By Jules Witcover
Near the end of Monday night’s first presidential debate, Donald Trump, the self-proclaimed champion counter-puncher, led with his chin when asked by moderator Lester Holt of NBC News what he meant by saying rival Hillary Clinton did not have “a presidential look.”
“She doesn’t have the look,” Trump replied. “She doesn’t have the stamina.” But as the television split screen captured them standing side-by-side after 90 minutes of intensive verbal combat, Clinton seemed as alert and on her game as he did, despite the bout with pneumonia that had temporarily forced her off the campaign trail.
She pounced on Trump’s answer, converting it deftly to cast it in sexist terms. “He tried to switch from looks to stamina,” she said, “but this is a man who has called women pigs, slobs and dogs.” In one phrase, she kept Trump on the defensive as he had been most of the night.
After the opening minutes, in which he presented a deferential and insult-free Donald, Clinton’s relentless reminders of the more aggressive and intemperate Donald seemed increasingly to get under his thin skin.
At one point, Trump ventured to suggest he had the better “temperament” to be president. “I think my strongest asset maybe by far is my temperament,” he said. “I have a wonderful temperament. I know how to win.”
The remark drew laughter in the hall at Hofstra University and a smile from Clinton. “As soon as he travels to 112 countries and negotiates a peace deal, a ceasefire, a release of dissidents, an opening of new opportunities in nations around the world, or even spends 11 hours testifying in front of a Congressional committee, he can talk to me about stamina,” she noted.
Obviously flustered, Trump hinted he had considered getting into the matter of Bill Clinton’s presidential infidelities. But, he said, “I just can’t do it,” which demonstrated rare political wisdom as well as caution on his part.
Through all this, Clinton largely resisted the condescending sighs and eyebrow raisings of Al Gore in his 2000 television debate with then Texas Gov. George W. Bush, which later were blamed for his defeat.
Instead, Clinton urged fact-checkers “to get to work” on Trump’s latest assertions, including his assertion that she had started the fallacious allegation that Barack Obama was not American-born. Trump went further, insisting he had forced the president to present his Hawaii birth certificate.
In the process, Clinton risked more public criticism that she is not “likeable enough,” as Obama memorably characterized her in their 2008 race for the Democratic nomination.

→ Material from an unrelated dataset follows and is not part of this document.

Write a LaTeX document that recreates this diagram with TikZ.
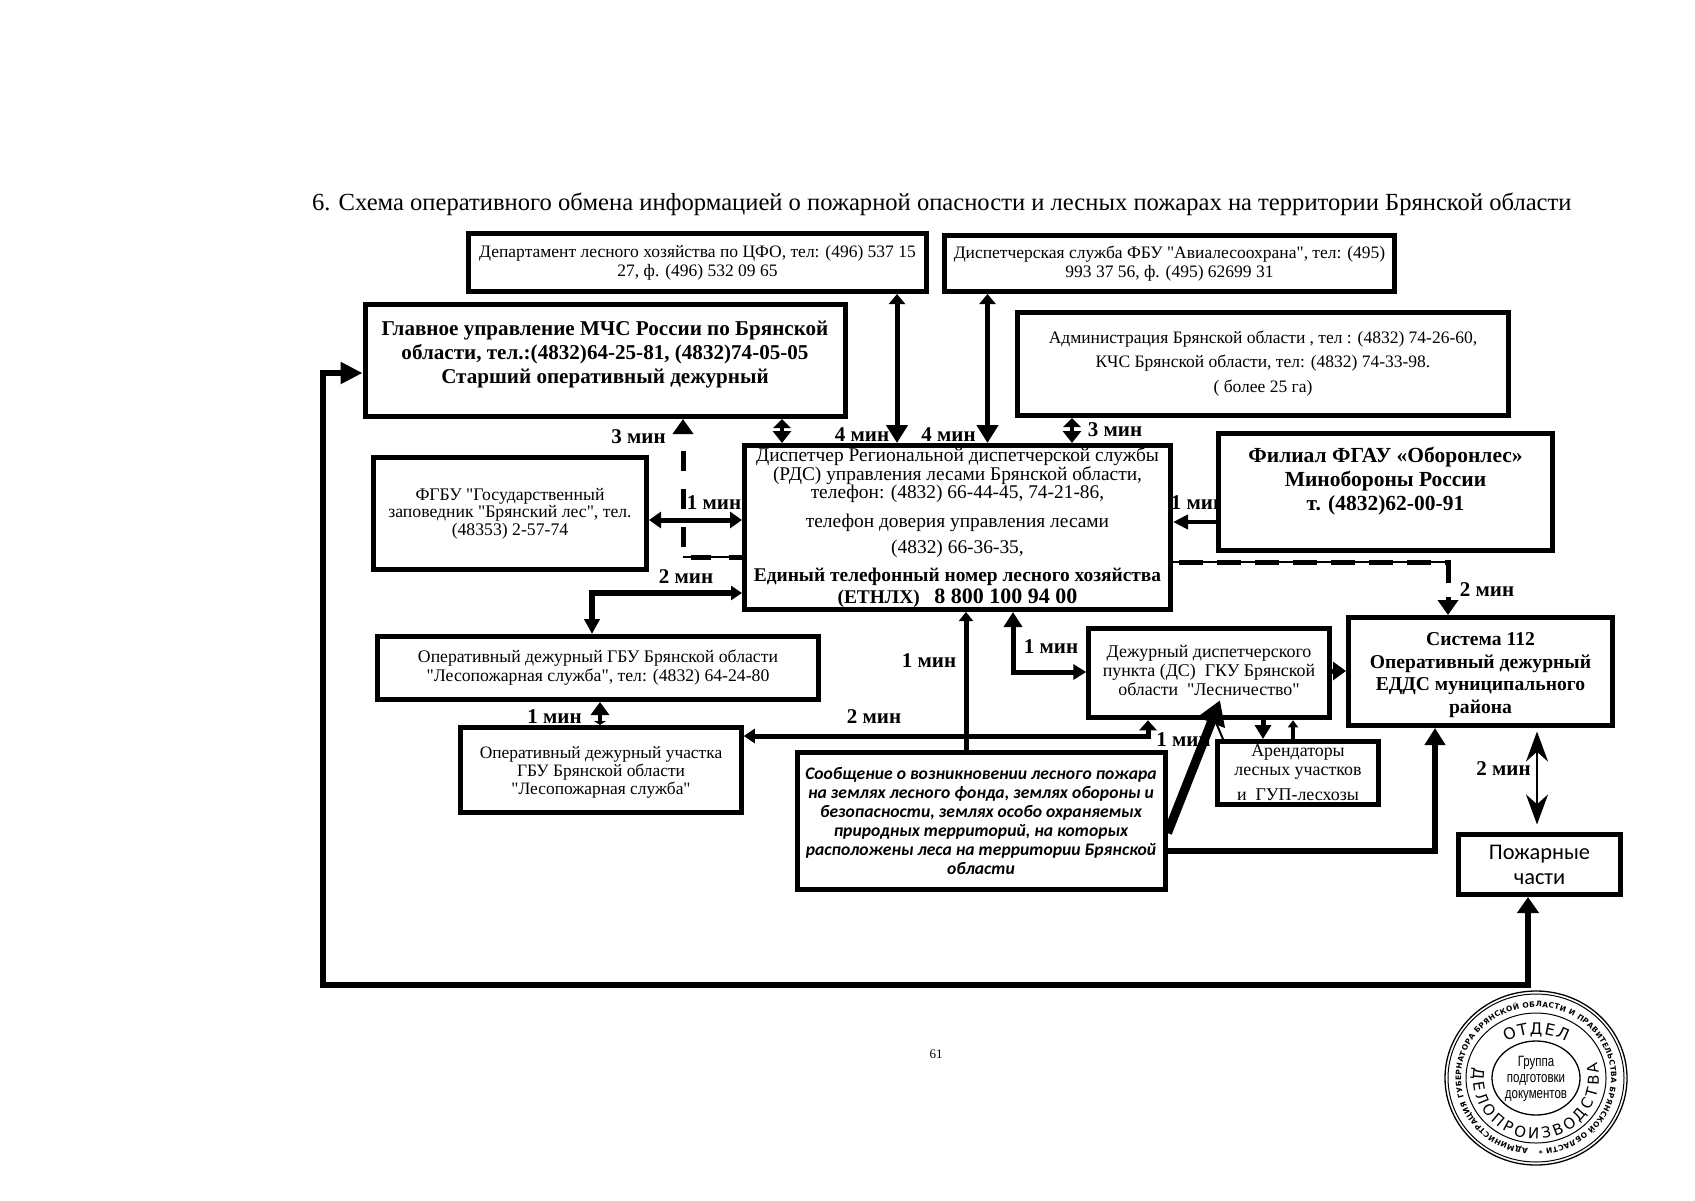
\documentclass[tikz,border=0pt]{standalone}
\usepackage{fontspec}
\setmainfont[Ligatures=TeXOff]{Liberation Serif}
\setsansfont{Liberation Sans}
\newfontfamily\carlitofont{Carlito}
\newfontfamily\stampfont{DejaVu Sans}
\usetikzlibrary{arrows.meta}
\usetikzlibrary{decorations.text}
\tikzset{
	fs/.style 2 args={font=\fontsize{#1}{#2}\selectfont},
	box/.style={draw,line width=5pt,fill=white,inner sep=0pt,align=center},
	minlabel/.style={font=\fontsize{21}{21}\selectfont\bfseries},
	conn/.style={line width=5pt,-{Triangle[length=15pt,width=17pt]}},
	biconn/.style={line width=5pt,{Triangle[length=13pt,width=17pt]}-{Triangle[length=15pt,width=19pt]}},
	shortconn/.style={line width=4pt,{Triangle[length=9pt,width=17pt]}-{Triangle[length=12pt,width=18pt]}},
	dashconn/.style={line width=5pt,-{Triangle[length=15pt,width=20pt]}},
	ringtext/.style={decorate,decoration={text along path,text align=fit to path,text={#1}}}
}
\begin{document}
\begin{tikzpicture}[x=1pt,y=-1pt]
	\useasboundingbox (0,0) rectangle (1695,1200);
	\node[anchor=west,fs={24.6}{25}] (title) at (308.5,204)
		{6. Схема оперативного обмена информацией о пожарной опасности и лесных пожарах на территории Брянской области};
	\foreach \name/\x/\y/\n in {ta/638.5/437/3,tb/862/435/4,tc/948.5/435/4,td/714/503/1,te/686/577/2,tf/1115/430/3,tg/1198/503/1,th/1487/590/2,ti/929/661/1,tj/1051/647/1,tk/874/717/2,tl/554.5/717/1,tm/1183.5/740/1,tn/1503.5/769/2}{
		\node[minlabel] (\name) at (\x,\y) {\n\ мин};
	}
	\node[box,fs={17.5}{19},minimum width=458pt,minimum height=58pt] (dept) at (697.5,262.5)
		{Департамент лесного хозяйства по ЦФО, тел: (496) 537 15\\27, ф. (496) 532 09 65};
	\node[box,fs={17.5}{19},minimum width=450pt,minimum height=56pt] (avia) at (1169.5,263.5)
		{Диспетчерская служба ФБУ "Авиалесоохрана", тел: (495)\\993 37 56, ф. (495) 62699 31};
	\node[box,font=\fontsize{21.1}{24}\selectfont\bfseries,minimum width=480pt,minimum height=112pt] (mchs) at (605,360.5)
		{Главное управление МЧС России по Брянской\\области, тел.:(4832)64-25-81, (4832)74-05-05\\Старший оперативный дежурный\\[-8pt]\mbox{}};
	\node[box,fs={17.5}{18},minimum width=491pt,minimum height=103pt] (admin) at (1263,364)
		{Администрация Брянской области , тел : (4832) 74-26-60,\\[6pt]КЧС Брянской области, тел: (4832) 74-33-98.\\[7pt]( более 25 га)};
	\node[box,fs={17.7}{17.5},minimum width=273pt,minimum height=112pt] (fgbu) at (510,513.5)
		{ФГБУ "Государственный\\заповедник "Брянский лес", тел.\\(48353) 2-57-74};
	\node[box,fs={19.4}{19},minimum width=426pt,minimum height=164pt] (rds) at (957.5,527.5)
		{Диспетчер Региональной диспетчерской службы\\(РДС) управления лесами Брянской области,\\[-1pt]телефон: (4832) 66-44-45, 74-21-86,\\[10pt]телефон доверия управления лесами\\[7pt](4832) 66-36-35,\\[9pt]{\bfseries Единый телефонный номер лесного хозяйства}\\[3pt]{\bfseries (ЕТНЛХ)\ \ \ \fontsize{22}{19}\selectfont 8 800 100 94 00}};
	\node[box,font=\fontsize{21.5}{24}\selectfont\bfseries,minimum width=334pt,minimum height=117pt] (filial) at (1385.5,492)
		{Филиал ФГАУ «Оборонлес»\\Минобороны России\\т. (4832)62-00-91\\[2.5pt]\mbox{}};
	\node[box,font=\fontsize{19.6}{22.5}\selectfont\bfseries,minimum width=264pt,minimum height=108pt] (sys) at (1480.5,671.5)
		{\rule{0pt}{4pt}\\[-6.5pt]Система 112\\Оперативный дежурный\\ЕДДС муниципального\\района};
	\node[box,fs={17.7}{19},minimum width=441pt,minimum height=63pt] (lss) at (598,668)
		{Оперативный дежурный ГБУ Брянской области\\"Лесопожарная служба", тел: (4832) 64-24-80};
	\node[box,fs={17.4}{18},minimum width=280.5pt,minimum height=85pt] (uch) at (601,770)
		{\rule{0pt}{4pt}\\[-6pt]Оперативный дежурный участка\\ГБУ Брянской области\\"Лесопожарная служба"};
	\node[box,font=\fontsize{17.6}{19}\selectfont\carlitofont\bfseries\itshape,minimum width=368pt,minimum height=137pt] (msg) at (981,821)
		{Сообщение о возникновении  лесного пожара\\на землях лесного фонда, землях обороны и\\безопасности,  землях особо охраняемых\\природных территорий, на которых\\расположены леса на территории Брянской\\области};
	\node[box,fs={17.9}{18.8},minimum width=240.5pt,minimum height=89.5pt] (ds) at (1209,673)
		{Дежурный диспетчерского\\пункта (ДС)\ \ ГКУ Брянской\\области\ \ "Лесничество"\\[-14pt]\mbox{}};
	\node[box,fs={17.9}{19},minimum width=161pt,minimum height=63pt] (ar) at (1298,773)
		{Арендаторы\\лесных участков\\[6pt]и\ \ ГУП-лесхозы};
	\node[box,font=\fontsize{22.4}{25}\selectfont\carlitofont,minimum width=162pt,minimum height=60pt] (pozh) at (1539.5,864.5)
		{Пожарные\\части};
	\node[fs={13}{13}] (page) at (936,1054) {61};
	\draw[biconn,line width=6pt,{Triangle[length=16pt,width=21pt]}-{Triangle[length=22pt,width=21pt]}] (1528,0 |- pozh.south) |- (323,985) |- (0,373 -| mchs.west);
	\draw[biconn,{Triangle[length=10pt,width=16pt]}-{Triangle[length=18pt,width=21pt]}] (897,0 |- dept.south) -- (897,0 |- rds.north);
	\draw[biconn,{Triangle[length=10pt,width=16pt]}-{Triangle[length=18pt,width=21pt]}] (987.5,0 |- avia.south) -- (987.5,0 |- rds.north);
	\draw[shortconn] (782,0 |- mchs.south) -- (782,0 |- rds.north);
	\draw[shortconn] (1072,0 |- admin.south) -- (1072,0 |- rds.north);
	\draw[shortconn,{Triangle[length=4pt,width=12pt]}-{Triangle[length=13pt,width=18pt]}] (600,0 |- uch.north) -- (600,0 |- lss.south);
	\draw[line width=1.5pt] (rds.west |- 0,557) -- (683,557);
	\draw[dashconn,dash pattern=on 20pt off 18pt,dash phase=7pt] (rds.west |- 0,557) -- (683,557) -- (683,0 |- mchs.south);
	\draw[line width=1.5pt] (rds.east |- 0,562) -- (1448,562);
	\draw[dashconn,dash pattern=on 24pt off 14pt,dash phase=32pt] (rds.east |- 0,562) -| (1448,0 |- sys.north);
	\draw[biconn,{Triangle[length=12pt,width=16pt]}-{Triangle[length=12pt,width=16pt]}] (fgbu.east |- 0,520) -- (rds.west |- 0,520);
	\draw[biconn,line width=6pt,{Triangle[length=11pt,width=14pt]}-{Triangle[length=15pt,width=15pt]}] (rds.west |- 0,593) -| (592,0 |- lss.north);
	\draw[conn,line width=4pt,-{Triangle[length=15pt,width=14pt]}] (filial.west |- 0,522) -- (rds.east |- 0,522);
	\draw[conn,-{Triangle[length=9pt,width=14pt]}] (966,0 |- msg.north) -- (966,0 |- rds.south);
	\draw[biconn,{Triangle[length=15pt,width=18pt]}-{Triangle[length=13pt,width=15pt]}] (1013,0 |- rds.south) |- (ds.west |- 0,672);
	\draw[conn,-{Triangle[length=13pt,width=18pt]}] (ds.east |- 0,671) -- (sys.west |- 0,671);
	\draw[line width=2.5pt,shorten <=3.5pt,shorten >=7.5pt,{Stealth[length=30pt,width=22pt]}-{Stealth[length=30pt,width=22pt]}] (1537,0 |- sys.south) -- (1537,0 |- pozh.north);
	\draw[conn,line width=6.5pt,-{Triangle[length=17pt,width=20pt]}] (msg.east |- 0,851) -| (1435,0 |- sys.south);
	\draw[biconn,{Triangle[length=10pt,width=17pt]}-{Triangle[length=11pt,width=14pt]}] (1148,0 |- ds.south) |- (uch.east |- 0,736);
	\draw[conn,-{Triangle[length=14pt,width=16pt]}] (1263,0 |- ds.south) -- (1263,0 |- ar.north);
	\draw[conn,line width=4pt,-{Triangle[length=7pt,width=10pt]}] (1293,0 |- ar.north) -- (1293,0 |- ds.south);
	\draw[line width=2pt] (1223,0 |- ar.north) -- (1215,0 |- ds.south);
	\draw[line width=9pt,-{Triangle[length=24pt,width=28pt]}] ([yshift=-12pt]msg.east) -- ([shift={(11pt,20pt)}]ds.south);
	\coordinate (stamp) at (1536,1078);
	\draw[line width=1.3pt] (stamp) ellipse [x radius=91pt,y radius=87pt];
	\draw[line width=1pt] (stamp) ellipse [x radius=88pt,y radius=84pt];
	\draw[line width=1pt] (stamp) ellipse [x radius=70pt,y radius=65pt];
	\draw[line width=1.3pt] (stamp) ellipse [x radius=44pt,y radius=37pt];
	\path[ringtext={|\stampfont\bfseries\fontsize{7.5}{9}\selectfont|АДМИНИСТРАЦИЯ ГУБЕРНАТОРА БРЯНСКОЙ ОБЛАСТИ И ПРАВИТЕЛЬСТВА БРЯНСКОЙ ОБЛАСТИ *}]
		([shift={(-96:75pt and 71pt)}]stamp) arc [start angle=-96,end angle=-448,x radius=75pt,y radius=71pt];
	\path[ringtext={|\stampfont\fontsize{16}{16}\selectfont|ОТДЕЛ}]
		([shift={(125:52pt and 44pt)}]stamp) arc [start angle=125,end angle=55,x radius=52pt,y radius=44pt];
	\path[ringtext={|\stampfont\fontsize{15}{15}\selectfont|ДЕЛОПРОИЗВОДСТВА}]
		([shift={(170:63pt and 61pt)}]stamp) arc [start angle=170,end angle=375,x radius=63pt,y radius=61pt];
	\node[yscale=1.3,font=\sffamily\fontsize{11.5}{12.5}\selectfont,align=center] (group) at (1536,1079)
		{Группа\\подготовки\\документов};
\end{tikzpicture}
\end{document}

She proceeded to pursue Trump on other unanswered questions, including his failure to make public his recent income tax returns.
Trump, famous as the practitioner of the art of the deal, offered to do so if Clinton would agree to make public 33,000 emails said to be have been deleted from her private server. But when Holt asked him if such a deal was “negotiable,” he said no.
The pointedly neutral moderator did his best to get more candor from both candidates, with only moderate success. Trump remained in a defensive crouch throughout the debate in which he began as congenial and benign Donald but eventually reverted to his slashing style, as Clinton continued to press him.
Holt was under particular pressure after NBC colleague Matt Lauer took much heat for not fact-checking Trump in a previous candidate forum over his demonstrably false claim that he had opposed the Iraq invasion. This time, Clinton challenged her adversary on the issue herself, but Trump held fast to his denial. Otherwise, Holt ran the debate with admirable calm and persistence.
One CNN-ORC poll of about 500 viewers immediately afterward found 62 percent declaring Clinton the winner to only 27 percent for Trump, but the majority identified themselves as Democrats. More heat than light was shed by the first Clinton-Trump encounter, so the quest for more of the latter will go on, with the second presidential debate set for Oct. 9 at Washington University in St. Louis, on national security and foreign policy.